── SUPPLIED MATERIAL
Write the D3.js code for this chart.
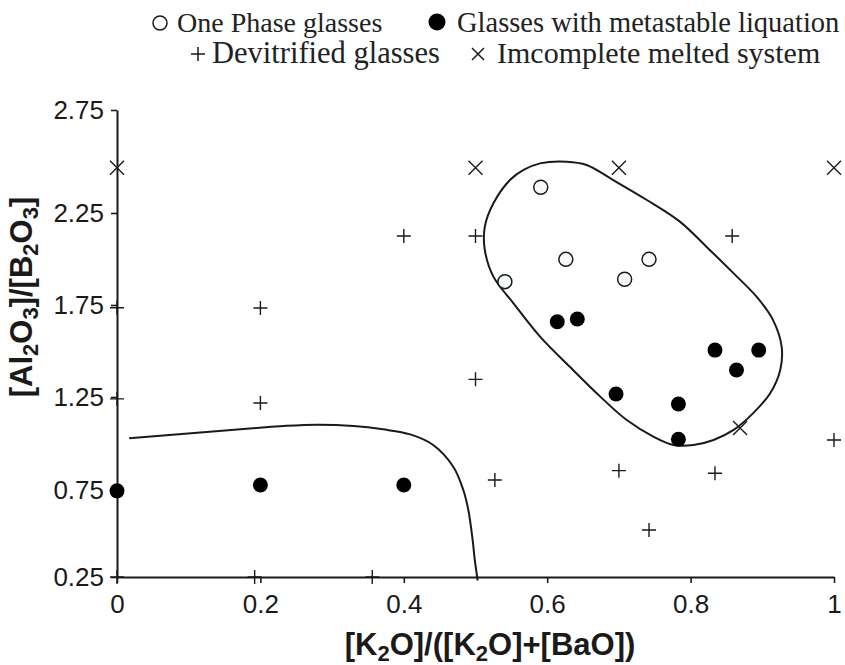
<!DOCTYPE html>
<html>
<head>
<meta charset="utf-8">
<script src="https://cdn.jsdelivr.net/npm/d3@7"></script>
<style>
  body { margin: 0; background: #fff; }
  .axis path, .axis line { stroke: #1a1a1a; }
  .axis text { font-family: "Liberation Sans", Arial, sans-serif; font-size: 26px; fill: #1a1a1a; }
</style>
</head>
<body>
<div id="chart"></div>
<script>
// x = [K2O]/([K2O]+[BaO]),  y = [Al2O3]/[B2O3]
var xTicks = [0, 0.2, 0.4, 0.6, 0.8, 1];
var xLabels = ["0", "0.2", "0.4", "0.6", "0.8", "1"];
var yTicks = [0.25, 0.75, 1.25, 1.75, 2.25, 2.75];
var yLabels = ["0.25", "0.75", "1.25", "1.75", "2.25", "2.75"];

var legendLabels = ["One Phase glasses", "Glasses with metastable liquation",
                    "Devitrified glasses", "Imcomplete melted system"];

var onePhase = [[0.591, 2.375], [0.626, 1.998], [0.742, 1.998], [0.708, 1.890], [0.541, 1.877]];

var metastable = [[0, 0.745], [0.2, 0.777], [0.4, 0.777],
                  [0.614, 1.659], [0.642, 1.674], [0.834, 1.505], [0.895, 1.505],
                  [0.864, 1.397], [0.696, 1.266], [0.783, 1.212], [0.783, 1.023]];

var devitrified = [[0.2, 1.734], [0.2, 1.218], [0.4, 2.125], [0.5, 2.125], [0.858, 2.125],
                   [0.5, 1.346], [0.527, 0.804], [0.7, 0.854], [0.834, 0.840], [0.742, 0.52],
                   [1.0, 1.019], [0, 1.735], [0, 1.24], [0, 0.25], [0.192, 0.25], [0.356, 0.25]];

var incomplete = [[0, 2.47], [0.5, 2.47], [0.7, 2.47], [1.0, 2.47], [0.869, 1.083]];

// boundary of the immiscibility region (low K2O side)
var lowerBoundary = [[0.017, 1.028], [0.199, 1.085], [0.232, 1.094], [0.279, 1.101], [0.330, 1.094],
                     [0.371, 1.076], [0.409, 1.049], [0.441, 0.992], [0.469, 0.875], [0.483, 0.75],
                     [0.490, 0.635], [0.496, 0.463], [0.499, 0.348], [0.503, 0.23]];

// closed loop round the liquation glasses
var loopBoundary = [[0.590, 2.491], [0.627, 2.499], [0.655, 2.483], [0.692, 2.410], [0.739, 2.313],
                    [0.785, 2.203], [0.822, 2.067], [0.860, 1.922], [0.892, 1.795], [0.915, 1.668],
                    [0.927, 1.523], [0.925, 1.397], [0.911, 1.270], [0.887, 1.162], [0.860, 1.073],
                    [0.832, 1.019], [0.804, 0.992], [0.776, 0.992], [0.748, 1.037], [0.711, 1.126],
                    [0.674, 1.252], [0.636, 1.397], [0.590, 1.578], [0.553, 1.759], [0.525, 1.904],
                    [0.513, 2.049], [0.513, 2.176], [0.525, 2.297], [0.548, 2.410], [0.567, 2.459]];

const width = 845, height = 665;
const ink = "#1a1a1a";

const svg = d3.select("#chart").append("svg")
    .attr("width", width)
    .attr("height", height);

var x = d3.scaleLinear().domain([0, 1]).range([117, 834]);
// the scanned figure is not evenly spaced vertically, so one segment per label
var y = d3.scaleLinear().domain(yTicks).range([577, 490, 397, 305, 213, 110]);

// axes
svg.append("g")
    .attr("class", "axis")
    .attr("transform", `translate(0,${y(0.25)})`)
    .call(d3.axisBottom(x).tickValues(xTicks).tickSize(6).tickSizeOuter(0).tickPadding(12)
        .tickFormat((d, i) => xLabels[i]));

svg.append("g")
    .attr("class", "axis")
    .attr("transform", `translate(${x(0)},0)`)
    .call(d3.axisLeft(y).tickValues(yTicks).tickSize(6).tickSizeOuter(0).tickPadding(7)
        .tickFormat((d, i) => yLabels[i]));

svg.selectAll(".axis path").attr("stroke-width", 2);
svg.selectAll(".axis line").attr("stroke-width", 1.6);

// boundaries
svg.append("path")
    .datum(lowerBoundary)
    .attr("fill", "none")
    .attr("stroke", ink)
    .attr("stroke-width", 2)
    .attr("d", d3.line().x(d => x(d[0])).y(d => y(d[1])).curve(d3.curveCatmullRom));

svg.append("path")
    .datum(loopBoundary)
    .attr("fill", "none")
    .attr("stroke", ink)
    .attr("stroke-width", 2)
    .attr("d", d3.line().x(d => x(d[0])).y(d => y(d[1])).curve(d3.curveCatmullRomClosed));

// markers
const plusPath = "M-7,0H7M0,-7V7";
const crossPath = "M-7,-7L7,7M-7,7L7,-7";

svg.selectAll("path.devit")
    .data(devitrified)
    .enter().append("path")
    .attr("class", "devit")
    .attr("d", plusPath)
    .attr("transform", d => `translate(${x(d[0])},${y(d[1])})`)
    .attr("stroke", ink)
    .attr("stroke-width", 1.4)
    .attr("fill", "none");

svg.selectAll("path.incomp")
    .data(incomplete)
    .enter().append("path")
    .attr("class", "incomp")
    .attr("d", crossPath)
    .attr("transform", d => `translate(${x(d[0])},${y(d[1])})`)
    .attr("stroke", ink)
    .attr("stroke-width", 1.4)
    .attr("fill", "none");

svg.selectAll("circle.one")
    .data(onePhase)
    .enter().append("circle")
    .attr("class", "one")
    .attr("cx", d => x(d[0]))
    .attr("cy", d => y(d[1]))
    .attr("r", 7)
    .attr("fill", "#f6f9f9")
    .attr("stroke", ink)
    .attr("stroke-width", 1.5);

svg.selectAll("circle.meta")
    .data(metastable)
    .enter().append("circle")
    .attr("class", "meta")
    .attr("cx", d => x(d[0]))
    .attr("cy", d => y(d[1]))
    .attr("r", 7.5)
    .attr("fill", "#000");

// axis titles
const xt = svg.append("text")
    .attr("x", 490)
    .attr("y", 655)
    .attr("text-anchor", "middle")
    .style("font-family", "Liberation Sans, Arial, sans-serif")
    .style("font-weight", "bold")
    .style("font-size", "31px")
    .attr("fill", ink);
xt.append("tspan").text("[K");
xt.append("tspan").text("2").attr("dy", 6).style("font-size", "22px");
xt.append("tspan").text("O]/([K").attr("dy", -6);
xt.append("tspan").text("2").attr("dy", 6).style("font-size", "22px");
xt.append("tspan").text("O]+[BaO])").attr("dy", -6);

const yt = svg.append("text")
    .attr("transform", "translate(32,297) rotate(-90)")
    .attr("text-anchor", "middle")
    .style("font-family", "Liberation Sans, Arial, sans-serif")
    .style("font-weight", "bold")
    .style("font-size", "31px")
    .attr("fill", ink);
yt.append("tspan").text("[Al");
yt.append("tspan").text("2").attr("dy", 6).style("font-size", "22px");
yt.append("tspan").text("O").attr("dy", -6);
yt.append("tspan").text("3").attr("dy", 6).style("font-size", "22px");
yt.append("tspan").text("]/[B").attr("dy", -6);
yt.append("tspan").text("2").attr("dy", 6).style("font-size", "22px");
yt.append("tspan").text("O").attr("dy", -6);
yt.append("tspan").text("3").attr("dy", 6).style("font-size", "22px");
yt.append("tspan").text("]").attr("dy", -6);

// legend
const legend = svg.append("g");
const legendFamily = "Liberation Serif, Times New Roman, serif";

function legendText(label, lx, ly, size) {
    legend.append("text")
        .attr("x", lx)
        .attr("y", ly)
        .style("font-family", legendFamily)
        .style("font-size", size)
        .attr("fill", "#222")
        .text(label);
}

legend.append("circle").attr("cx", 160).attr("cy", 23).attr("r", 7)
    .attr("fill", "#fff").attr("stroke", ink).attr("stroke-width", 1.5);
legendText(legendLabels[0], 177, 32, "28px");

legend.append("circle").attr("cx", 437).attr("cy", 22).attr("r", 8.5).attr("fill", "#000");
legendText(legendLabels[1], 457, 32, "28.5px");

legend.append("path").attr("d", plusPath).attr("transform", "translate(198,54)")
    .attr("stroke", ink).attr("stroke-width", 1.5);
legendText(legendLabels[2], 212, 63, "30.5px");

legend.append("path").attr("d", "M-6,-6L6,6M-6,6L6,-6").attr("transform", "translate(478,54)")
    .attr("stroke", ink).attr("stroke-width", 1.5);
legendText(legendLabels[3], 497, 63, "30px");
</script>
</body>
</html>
────
── SUPPLIED MATERIAL
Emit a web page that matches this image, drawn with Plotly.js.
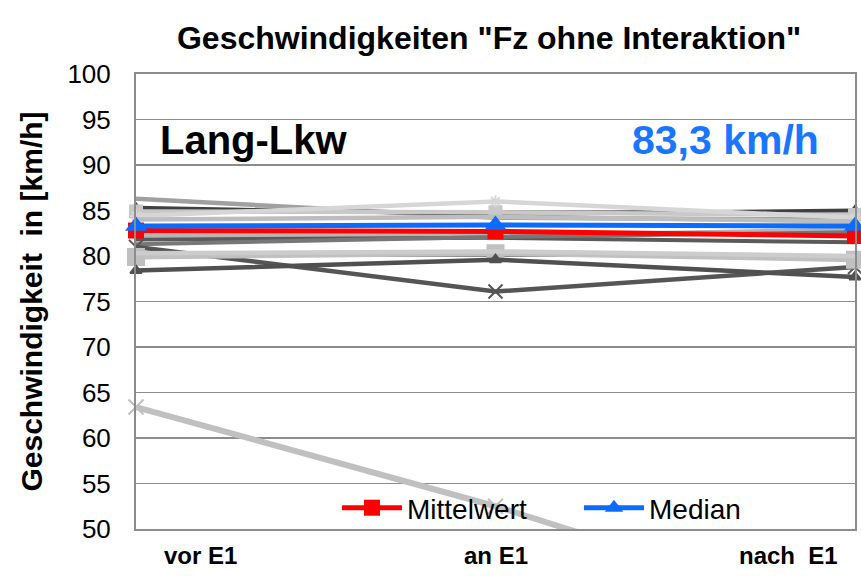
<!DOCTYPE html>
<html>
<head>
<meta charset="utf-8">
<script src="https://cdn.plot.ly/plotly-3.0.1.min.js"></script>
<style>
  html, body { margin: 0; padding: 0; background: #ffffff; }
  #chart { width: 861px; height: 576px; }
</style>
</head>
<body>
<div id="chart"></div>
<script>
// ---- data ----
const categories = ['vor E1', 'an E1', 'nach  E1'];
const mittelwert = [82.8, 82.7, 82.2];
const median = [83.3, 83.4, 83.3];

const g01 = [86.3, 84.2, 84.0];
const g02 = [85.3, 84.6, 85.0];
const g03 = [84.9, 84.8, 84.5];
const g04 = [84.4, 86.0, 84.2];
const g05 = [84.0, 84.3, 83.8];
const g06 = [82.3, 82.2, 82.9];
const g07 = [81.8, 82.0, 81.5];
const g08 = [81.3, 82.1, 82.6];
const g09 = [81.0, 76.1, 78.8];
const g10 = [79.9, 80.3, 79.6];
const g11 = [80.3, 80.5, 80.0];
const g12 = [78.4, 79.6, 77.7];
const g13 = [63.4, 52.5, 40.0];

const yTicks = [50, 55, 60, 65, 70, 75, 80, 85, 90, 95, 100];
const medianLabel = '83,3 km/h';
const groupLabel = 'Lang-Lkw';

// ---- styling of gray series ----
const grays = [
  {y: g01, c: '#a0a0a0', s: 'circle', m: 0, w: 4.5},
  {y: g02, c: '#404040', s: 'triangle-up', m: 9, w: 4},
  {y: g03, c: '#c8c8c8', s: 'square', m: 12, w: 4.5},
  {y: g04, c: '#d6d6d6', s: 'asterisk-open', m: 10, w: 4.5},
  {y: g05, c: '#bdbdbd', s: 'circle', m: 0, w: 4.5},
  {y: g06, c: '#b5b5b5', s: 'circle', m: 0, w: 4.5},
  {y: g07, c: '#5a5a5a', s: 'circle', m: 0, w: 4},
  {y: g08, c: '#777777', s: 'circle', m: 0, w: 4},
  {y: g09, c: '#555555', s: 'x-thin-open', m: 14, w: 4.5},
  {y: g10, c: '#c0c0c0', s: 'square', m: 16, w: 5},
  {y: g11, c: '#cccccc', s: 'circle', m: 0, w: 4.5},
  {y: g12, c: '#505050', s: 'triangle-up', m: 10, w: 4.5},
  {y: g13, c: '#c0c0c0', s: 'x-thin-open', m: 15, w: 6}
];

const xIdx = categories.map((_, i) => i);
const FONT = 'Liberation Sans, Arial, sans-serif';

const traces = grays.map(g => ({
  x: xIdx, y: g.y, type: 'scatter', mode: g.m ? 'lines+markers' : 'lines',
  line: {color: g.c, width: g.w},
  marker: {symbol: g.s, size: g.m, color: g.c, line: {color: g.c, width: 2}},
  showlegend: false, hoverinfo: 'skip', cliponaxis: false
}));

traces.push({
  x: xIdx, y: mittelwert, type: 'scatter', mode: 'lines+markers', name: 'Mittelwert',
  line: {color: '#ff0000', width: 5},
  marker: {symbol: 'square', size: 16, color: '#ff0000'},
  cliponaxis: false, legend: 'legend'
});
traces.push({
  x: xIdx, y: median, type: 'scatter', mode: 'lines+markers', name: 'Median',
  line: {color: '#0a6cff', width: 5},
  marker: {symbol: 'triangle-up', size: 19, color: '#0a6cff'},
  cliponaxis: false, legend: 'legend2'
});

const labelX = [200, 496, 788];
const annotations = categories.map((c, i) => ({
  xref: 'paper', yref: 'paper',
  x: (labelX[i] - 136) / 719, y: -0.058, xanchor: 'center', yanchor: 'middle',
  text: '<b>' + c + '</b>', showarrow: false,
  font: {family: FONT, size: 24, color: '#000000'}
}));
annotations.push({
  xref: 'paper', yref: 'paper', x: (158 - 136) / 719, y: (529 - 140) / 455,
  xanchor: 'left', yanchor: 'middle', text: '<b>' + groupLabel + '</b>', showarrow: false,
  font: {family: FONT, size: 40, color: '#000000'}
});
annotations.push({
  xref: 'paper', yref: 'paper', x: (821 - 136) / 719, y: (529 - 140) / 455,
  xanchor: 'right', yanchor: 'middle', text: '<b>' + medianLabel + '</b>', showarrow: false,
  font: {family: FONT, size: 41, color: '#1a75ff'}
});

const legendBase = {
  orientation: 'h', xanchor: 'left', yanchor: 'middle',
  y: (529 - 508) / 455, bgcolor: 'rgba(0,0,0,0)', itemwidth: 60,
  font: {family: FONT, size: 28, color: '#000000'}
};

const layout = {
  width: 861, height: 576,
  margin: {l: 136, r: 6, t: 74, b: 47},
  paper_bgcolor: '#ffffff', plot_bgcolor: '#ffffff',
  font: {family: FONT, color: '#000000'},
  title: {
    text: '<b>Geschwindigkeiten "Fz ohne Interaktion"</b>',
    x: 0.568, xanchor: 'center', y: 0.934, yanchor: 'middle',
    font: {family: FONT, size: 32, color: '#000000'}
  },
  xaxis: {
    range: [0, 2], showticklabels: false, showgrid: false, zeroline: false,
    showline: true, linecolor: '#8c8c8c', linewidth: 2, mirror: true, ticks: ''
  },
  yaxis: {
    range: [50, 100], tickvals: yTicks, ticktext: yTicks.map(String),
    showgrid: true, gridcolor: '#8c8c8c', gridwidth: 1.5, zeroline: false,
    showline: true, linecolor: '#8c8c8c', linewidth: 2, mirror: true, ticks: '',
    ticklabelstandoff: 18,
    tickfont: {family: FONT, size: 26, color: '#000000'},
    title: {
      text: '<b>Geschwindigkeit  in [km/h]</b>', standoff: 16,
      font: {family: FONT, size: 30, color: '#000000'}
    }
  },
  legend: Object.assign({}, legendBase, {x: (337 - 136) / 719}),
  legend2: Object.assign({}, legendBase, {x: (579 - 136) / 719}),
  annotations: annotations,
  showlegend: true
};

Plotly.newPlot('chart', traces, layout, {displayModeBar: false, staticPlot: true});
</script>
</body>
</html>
────
── SUPPLIED MATERIAL
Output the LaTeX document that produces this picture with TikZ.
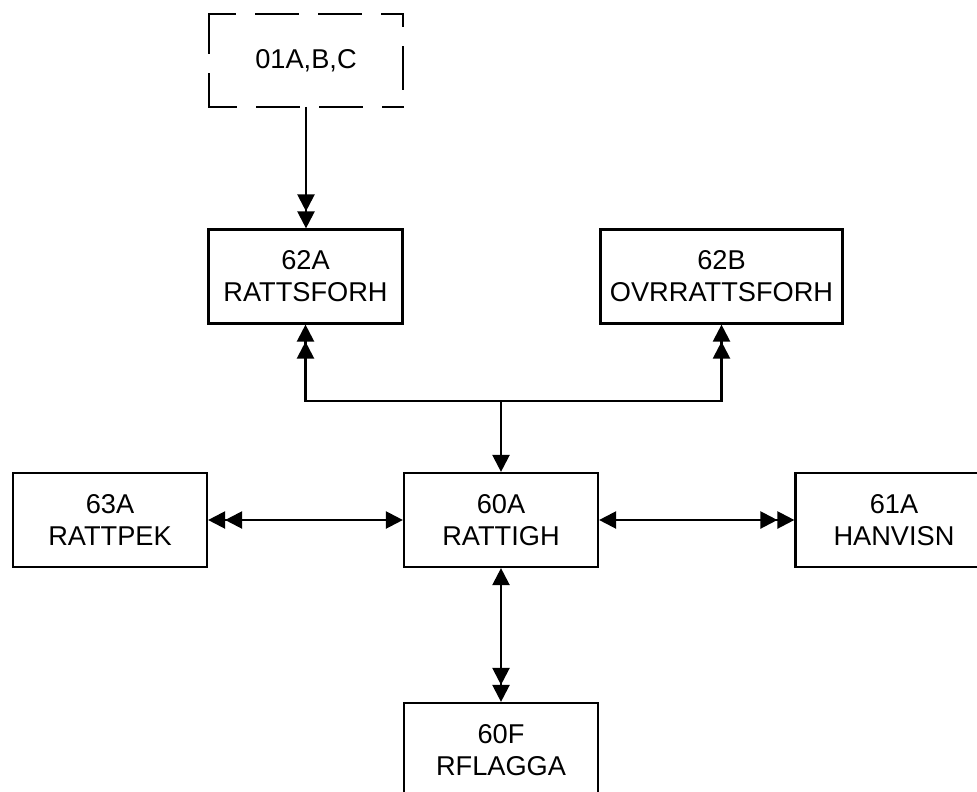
────
WHAT THE EXERCISE ASKS
Begin with the line that contains "Emit a web page", end with the line that contains "const groupLabel = 'Lang-Lkw';", and set down every line in that range exactly as it stands, minus the pictures.

FINAL RESULT
Emit a web page that matches this image, drawn with Plotly.js.
<!DOCTYPE html>
<html>
<head>
<meta charset="utf-8">
<script src="https://cdn.plot.ly/plotly-3.0.1.min.js"></script>
<style>
  html, body { margin: 0; padding: 0; background: #ffffff; }
  #chart { width: 861px; height: 576px; }
</style>
</head>
<body>
<div id="chart"></div>
<script>
// ---- data ----
const categories = ['vor E1', 'an E1', 'nach  E1'];
const mittelwert = [82.8, 82.7, 82.2];
const median = [83.3, 83.4, 83.3];

const g01 = [86.3, 84.2, 84.0];
const g02 = [85.3, 84.6, 85.0];
const g03 = [84.9, 84.8, 84.5];
const g04 = [84.4, 86.0, 84.2];
const g05 = [84.0, 84.3, 83.8];
const g06 = [82.3, 82.2, 82.9];
const g07 = [81.8, 82.0, 81.5];
const g08 = [81.3, 82.1, 82.6];
const g09 = [81.0, 76.1, 78.8];
const g10 = [79.9, 80.3, 79.6];
const g11 = [80.3, 80.5, 80.0];
const g12 = [78.4, 79.6, 77.7];
const g13 = [63.4, 52.5, 40.0];

const yTicks = [50, 55, 60, 65, 70, 75, 80, 85, 90, 95, 100];
const medianLabel = '83,3 km/h';
const groupLabel = 'Lang-Lkw';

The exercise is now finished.